If negative data and failures to reproduce published work remain unshared, it essentially means that very valuable information for the field is withheld, potentially resulting in duplication of efforts, from which ethical questions arise, since in principle it contradicts one of the goals of the 3R’s (i.e., reduction) in animal research. Moreover, preclinical efficacy data are increasingly considered unreliable and being of low quality, especially behavioural data which, in many cases mistakenly, are considered nice-to-have rather than obligatory. Given the already very complex nature of neuroscientific research, with high demand for more effective therapies, coupled to low success rates to develop such therapies and high development costs (Frantz 2004; Kola and Landis 2004), there is disappointment in the lack of predictability and reliability of those data. As such there is an unwillingness to invest further in these areas and it may be speculated that this situation contributed, at least in part, to decisions of major pharmaceutical companies to exit the neuroscience field.

Can we resolve the situation?

Recognizing this situation, a number of organizations have started to take action, including pharmaceutical companies, academia, governmental bodies, charities, editors and publishers (e.g., Landis et al. 2012; McNutt 2014; Nature Editorial 2014) and some scientists even took the initiative to replicate studies of critical data by independent labs prior to publication (Schooler 2014).

These are important steps towards improved data reproducibility.

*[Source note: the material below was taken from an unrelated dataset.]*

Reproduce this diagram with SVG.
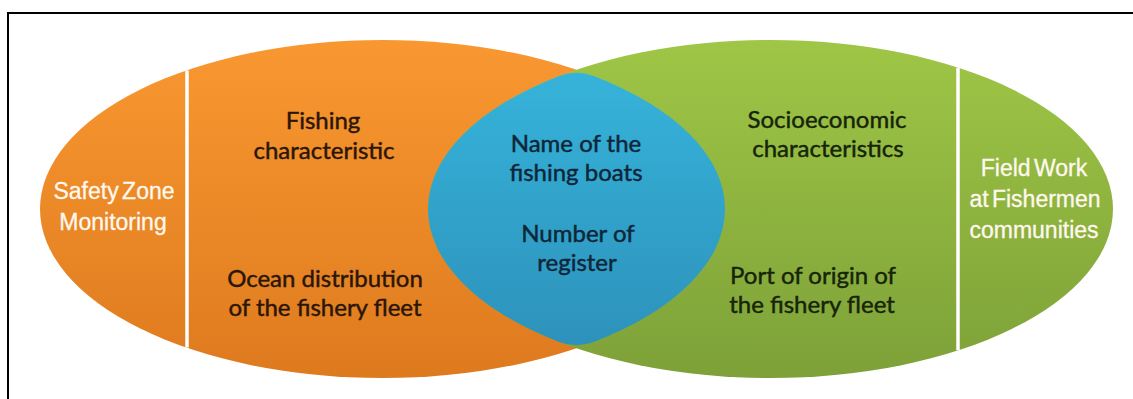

However, it is also very relevant to share the outcome of those activities more widely amongst scientists. While there are more instances now where efforts to reproduce published data can be shared with the scientific community (cf. some recent attempts to reproduce some findings reported with the drug bexarotene; Fitz et al. 2013; Price et al. 2013; Tesseur et al. 2013), those publications are still more an exception than the norm, yet provide very valuable information to the field. Fortunately, this is increasingly recognized and a number of programs have recently been launched to make it easier to publish studies aiming at reproducibility. One of these initiatives is a new Springer platform, focusing on publications of peer-reviewed studies concerned with reproduction of recently reported findings in the neuroscience area. This section, which is called “Replication Studies in Neuroscience”, is part of the open access, electronic SpringerPlus journal (http://www.springerplus.com/about/update/RepStudNeuro). Neuroscientists, including the readers of Psychopharmacology, should feel encouraged to submit replication studies to journals like this. Sharing these results is highly relevant to Psychopharmacology, both to the research field and to the journal, as it hopefully will help to increase the positive predictive value of our tests and assays, will contribute to scientific quality and eventually help to re-build trust in research and neuroscience in general.

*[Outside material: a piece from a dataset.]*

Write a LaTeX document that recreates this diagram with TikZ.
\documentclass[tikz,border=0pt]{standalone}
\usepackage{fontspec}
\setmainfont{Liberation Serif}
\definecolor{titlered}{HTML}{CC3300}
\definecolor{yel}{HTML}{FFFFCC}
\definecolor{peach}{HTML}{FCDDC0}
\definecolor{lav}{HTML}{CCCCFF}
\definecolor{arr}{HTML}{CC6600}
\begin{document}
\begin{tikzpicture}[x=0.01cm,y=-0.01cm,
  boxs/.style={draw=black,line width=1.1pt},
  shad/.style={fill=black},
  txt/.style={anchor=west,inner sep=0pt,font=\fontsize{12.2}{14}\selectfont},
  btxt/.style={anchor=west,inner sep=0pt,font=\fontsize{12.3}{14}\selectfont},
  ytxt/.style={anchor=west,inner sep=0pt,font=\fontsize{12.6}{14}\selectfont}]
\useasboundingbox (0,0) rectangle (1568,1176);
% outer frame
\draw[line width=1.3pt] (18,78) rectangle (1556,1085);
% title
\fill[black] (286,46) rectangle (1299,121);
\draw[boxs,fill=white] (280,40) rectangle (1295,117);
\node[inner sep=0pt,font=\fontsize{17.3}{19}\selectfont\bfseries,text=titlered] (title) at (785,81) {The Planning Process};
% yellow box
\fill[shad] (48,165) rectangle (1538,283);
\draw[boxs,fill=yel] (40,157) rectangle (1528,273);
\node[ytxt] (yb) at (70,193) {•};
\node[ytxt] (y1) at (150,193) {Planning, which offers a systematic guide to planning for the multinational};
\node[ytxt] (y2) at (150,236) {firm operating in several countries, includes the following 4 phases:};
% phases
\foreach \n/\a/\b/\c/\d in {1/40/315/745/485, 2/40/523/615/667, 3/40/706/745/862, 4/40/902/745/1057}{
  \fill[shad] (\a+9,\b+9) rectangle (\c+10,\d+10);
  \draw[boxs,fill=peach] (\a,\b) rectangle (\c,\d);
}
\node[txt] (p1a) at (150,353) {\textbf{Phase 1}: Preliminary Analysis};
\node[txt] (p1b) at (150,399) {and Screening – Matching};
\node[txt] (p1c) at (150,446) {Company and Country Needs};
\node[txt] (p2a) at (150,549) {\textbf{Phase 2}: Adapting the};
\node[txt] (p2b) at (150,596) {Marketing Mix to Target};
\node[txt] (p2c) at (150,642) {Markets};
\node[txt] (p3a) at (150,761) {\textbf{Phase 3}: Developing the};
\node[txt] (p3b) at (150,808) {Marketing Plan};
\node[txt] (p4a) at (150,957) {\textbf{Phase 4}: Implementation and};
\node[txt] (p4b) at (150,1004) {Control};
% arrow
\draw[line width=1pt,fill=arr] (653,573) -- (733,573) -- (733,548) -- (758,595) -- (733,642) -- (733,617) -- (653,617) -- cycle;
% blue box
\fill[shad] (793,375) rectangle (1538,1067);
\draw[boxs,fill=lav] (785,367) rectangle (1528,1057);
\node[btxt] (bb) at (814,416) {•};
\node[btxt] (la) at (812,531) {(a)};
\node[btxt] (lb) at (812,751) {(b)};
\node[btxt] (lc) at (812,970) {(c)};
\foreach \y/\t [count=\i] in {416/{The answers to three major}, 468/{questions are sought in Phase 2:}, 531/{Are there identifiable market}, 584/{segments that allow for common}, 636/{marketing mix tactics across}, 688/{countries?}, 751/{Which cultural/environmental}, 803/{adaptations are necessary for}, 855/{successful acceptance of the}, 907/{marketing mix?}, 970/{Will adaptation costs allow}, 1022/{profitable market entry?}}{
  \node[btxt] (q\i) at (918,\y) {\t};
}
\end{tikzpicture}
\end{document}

Although this article makes a plea for greater emphasis on reproducibility, there should also not be a shift to an aggressively sceptical tendency where some scientists make their names by failing to repeat others’ work or where careers of brilliant young scientists are jeopardized because someone else published an article failing to reproduce a particular result. This can be a very intimidatory and threatening situation for many excellent scientists working in good faith to produce robust and useful data. The quest for reproducibility needs to be conducted in a scientific and ethical manner which pays careful attention to its consequences. But what is needed is a cultural change that puts more emphasis on the value of data reproducibility, reliability and robustness of data, rather than just novelty aspects. We hope initiatives like the ones mentioned above can make a contribution to this endeavour.